- Exercise brief
Repeat, exactly and only, the lines from the beginning of the data through the line with "6600, 6800, 7000]". Pictures are left out.

>> START Given records

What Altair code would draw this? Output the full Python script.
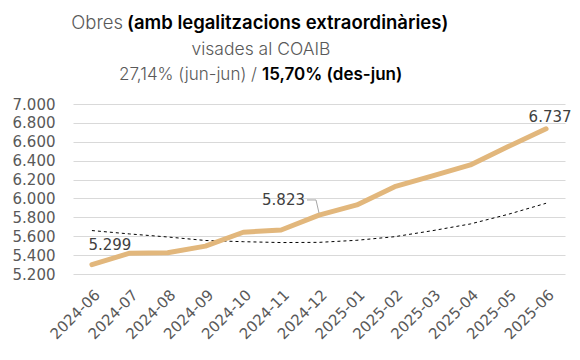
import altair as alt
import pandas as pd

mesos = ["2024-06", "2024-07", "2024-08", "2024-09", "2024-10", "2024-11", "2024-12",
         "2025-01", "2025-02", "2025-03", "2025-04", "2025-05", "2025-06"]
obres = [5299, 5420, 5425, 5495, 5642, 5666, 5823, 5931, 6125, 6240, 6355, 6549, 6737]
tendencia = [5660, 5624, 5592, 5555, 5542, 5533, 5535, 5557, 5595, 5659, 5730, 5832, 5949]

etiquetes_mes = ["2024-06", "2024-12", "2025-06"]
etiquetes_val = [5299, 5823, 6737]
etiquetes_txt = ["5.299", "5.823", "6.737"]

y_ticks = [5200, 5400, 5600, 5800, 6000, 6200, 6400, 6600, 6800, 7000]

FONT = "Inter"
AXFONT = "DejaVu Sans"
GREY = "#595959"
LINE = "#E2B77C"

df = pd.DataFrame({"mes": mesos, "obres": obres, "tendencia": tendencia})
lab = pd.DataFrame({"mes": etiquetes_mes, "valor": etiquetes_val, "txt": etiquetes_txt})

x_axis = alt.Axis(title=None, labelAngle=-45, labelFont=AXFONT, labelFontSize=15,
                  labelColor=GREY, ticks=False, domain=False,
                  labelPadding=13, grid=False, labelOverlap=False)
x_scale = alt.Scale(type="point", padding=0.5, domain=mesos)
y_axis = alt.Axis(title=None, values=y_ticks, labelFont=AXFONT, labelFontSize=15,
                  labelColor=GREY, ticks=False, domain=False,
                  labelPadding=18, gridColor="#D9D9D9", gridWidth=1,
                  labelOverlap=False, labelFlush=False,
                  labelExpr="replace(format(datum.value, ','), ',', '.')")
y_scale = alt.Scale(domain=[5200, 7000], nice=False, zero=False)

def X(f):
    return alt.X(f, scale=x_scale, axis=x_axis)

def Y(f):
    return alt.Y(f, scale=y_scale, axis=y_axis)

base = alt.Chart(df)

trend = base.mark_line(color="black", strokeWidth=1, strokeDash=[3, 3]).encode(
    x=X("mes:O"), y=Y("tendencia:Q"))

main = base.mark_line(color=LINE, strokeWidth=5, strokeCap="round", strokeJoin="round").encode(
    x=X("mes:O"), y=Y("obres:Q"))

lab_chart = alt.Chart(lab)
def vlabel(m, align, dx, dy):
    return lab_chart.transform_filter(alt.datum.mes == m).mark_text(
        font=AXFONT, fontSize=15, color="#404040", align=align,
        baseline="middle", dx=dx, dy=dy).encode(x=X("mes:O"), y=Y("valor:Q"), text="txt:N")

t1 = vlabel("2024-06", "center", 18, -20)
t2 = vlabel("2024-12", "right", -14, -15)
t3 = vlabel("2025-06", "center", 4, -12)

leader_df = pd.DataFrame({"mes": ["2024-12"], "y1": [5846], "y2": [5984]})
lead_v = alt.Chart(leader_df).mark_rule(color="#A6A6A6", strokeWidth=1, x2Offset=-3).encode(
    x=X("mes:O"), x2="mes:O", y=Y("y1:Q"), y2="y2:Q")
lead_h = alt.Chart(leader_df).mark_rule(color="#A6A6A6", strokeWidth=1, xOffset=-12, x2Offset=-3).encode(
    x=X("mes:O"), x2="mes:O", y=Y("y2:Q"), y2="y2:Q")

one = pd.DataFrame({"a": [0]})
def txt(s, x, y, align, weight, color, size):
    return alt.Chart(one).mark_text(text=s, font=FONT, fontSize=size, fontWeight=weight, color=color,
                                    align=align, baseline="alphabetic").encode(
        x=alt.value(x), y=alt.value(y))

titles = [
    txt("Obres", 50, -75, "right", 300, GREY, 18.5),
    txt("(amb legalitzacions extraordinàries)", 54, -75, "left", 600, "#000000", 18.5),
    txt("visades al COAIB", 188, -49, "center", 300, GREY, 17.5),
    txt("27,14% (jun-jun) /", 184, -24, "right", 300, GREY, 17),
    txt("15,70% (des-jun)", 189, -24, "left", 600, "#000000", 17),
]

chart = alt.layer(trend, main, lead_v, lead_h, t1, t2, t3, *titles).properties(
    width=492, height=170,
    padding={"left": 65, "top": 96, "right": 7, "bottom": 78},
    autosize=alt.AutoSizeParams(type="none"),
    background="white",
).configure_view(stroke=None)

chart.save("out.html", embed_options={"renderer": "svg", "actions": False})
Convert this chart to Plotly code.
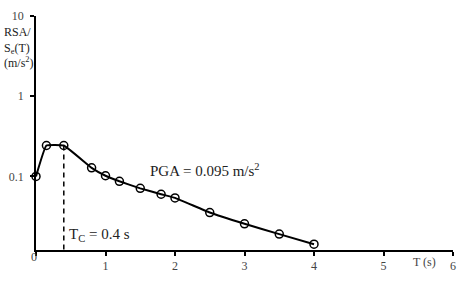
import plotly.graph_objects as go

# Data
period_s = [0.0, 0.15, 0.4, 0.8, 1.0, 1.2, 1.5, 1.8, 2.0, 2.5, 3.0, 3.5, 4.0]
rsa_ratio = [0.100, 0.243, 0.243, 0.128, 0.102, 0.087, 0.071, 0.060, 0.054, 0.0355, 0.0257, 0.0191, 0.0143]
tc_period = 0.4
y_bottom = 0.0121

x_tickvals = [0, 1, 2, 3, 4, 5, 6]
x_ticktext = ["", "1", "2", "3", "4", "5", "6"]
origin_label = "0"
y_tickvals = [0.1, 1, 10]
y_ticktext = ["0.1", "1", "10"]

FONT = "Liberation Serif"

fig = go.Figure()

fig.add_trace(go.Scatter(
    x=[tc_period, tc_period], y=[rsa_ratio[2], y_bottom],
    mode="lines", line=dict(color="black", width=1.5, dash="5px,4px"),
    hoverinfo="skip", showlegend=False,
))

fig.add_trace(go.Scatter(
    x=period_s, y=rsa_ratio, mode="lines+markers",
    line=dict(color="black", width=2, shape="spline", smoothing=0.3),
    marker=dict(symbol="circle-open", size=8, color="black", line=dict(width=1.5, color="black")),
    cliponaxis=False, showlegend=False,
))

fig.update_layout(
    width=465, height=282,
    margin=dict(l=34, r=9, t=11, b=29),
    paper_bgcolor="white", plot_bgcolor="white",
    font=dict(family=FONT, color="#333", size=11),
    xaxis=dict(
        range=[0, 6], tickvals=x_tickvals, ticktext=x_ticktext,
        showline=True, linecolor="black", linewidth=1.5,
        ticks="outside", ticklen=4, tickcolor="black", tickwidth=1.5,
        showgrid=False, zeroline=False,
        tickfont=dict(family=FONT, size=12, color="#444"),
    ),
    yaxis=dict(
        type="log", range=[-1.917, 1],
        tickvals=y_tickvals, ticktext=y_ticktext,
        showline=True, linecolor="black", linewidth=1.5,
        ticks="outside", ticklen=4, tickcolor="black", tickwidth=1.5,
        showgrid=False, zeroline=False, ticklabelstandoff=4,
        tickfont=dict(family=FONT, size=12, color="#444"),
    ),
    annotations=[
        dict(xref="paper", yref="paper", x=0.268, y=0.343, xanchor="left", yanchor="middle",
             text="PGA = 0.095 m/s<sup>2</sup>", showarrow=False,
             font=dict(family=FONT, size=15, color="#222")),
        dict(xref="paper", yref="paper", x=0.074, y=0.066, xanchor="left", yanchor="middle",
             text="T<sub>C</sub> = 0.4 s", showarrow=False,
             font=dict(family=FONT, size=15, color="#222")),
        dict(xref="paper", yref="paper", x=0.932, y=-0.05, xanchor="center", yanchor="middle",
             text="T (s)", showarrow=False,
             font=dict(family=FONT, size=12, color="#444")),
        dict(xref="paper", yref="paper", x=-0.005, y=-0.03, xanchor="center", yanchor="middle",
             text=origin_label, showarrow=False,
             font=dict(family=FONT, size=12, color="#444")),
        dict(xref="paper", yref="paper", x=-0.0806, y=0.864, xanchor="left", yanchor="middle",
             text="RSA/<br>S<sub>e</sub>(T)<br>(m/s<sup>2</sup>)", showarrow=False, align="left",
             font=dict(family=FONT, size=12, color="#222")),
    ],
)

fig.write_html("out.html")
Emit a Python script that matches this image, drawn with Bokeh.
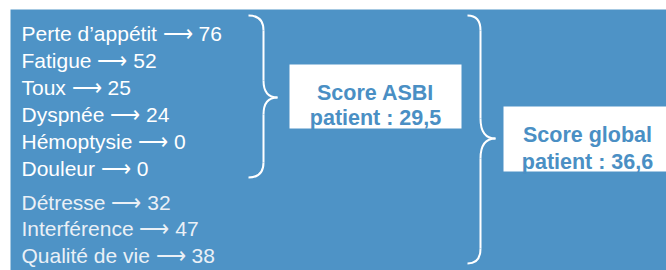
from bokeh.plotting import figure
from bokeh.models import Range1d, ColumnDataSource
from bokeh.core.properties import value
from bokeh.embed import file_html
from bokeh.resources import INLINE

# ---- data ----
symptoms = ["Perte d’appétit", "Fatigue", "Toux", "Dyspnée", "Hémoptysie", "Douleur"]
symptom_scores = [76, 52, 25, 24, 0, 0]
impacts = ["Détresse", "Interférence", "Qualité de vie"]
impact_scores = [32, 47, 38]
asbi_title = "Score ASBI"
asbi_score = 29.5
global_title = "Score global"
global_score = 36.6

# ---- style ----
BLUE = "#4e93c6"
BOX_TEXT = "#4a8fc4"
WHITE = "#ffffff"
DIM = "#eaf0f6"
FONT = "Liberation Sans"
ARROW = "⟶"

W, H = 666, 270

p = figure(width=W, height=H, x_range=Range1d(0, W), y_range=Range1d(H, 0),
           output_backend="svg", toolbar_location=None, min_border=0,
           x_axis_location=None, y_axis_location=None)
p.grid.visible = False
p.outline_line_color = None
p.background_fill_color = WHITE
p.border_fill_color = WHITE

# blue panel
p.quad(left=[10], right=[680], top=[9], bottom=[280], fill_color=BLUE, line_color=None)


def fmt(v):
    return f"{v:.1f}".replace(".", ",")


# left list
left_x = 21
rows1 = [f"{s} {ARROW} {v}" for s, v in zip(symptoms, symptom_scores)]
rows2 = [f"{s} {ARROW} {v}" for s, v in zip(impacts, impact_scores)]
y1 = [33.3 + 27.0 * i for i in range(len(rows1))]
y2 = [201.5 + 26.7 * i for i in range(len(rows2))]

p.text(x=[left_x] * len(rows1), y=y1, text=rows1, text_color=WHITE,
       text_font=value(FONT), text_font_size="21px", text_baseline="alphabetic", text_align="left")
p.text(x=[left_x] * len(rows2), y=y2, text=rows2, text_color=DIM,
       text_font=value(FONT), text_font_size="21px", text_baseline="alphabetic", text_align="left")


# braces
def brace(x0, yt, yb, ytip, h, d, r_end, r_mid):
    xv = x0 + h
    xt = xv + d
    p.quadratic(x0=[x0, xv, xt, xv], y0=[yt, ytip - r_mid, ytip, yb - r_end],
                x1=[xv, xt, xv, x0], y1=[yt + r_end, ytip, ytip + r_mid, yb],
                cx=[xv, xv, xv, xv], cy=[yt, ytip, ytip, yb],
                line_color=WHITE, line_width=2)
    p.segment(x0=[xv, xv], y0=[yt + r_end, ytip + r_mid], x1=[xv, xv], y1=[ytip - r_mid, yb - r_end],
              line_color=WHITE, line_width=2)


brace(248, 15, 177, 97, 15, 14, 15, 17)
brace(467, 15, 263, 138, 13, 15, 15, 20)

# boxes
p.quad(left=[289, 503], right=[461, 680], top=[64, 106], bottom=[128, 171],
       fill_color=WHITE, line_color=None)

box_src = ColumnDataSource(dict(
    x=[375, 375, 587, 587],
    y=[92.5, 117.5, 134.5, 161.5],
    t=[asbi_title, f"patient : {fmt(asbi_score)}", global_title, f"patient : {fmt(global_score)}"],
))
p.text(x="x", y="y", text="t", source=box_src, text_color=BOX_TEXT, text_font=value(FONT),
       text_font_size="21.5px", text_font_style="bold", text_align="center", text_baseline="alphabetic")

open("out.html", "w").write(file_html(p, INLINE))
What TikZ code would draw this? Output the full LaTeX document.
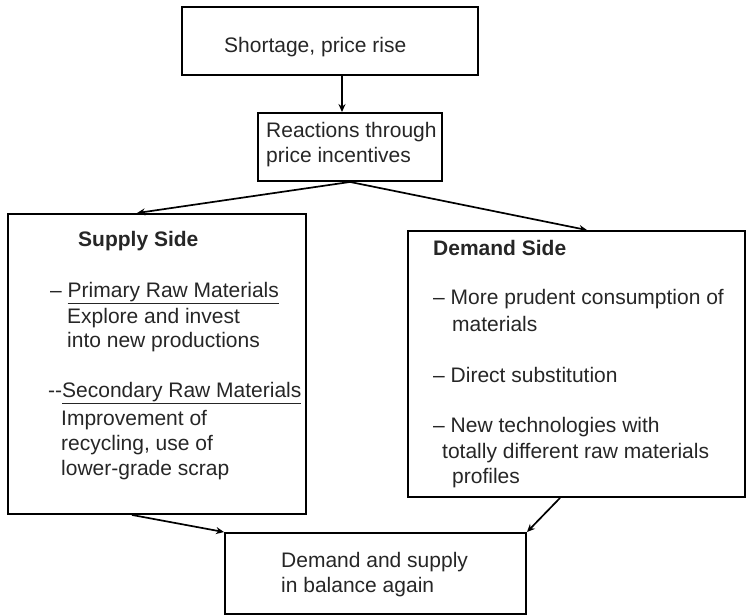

>> END Given records

- Task answer
What Altair code would draw this? Output the full Python script.
import altair as alt
import pandas as pd

mesos = ["2024-06", "2024-07", "2024-08", "2024-09", "2024-10", "2024-11", "2024-12",
         "2025-01", "2025-02", "2025-03", "2025-04", "2025-05", "2025-06"]
obres = [5299, 5420, 5425, 5495, 5642, 5666, 5823, 5931, 6125, 6240, 6355, 6549, 6737]
tendencia = [5660, 5624, 5592, 5555, 5542, 5533, 5535, 5557, 5595, 5659, 5730, 5832, 5949]

etiquetes_mes = ["2024-06", "2024-12", "2025-06"]
etiquetes_val = [5299, 5823, 6737]
etiquetes_txt = ["5.299", "5.823", "6.737"]

y_ticks = [5200, 5400, 5600, 5800, 6000, 6200, 6400, 6600, 6800, 7000]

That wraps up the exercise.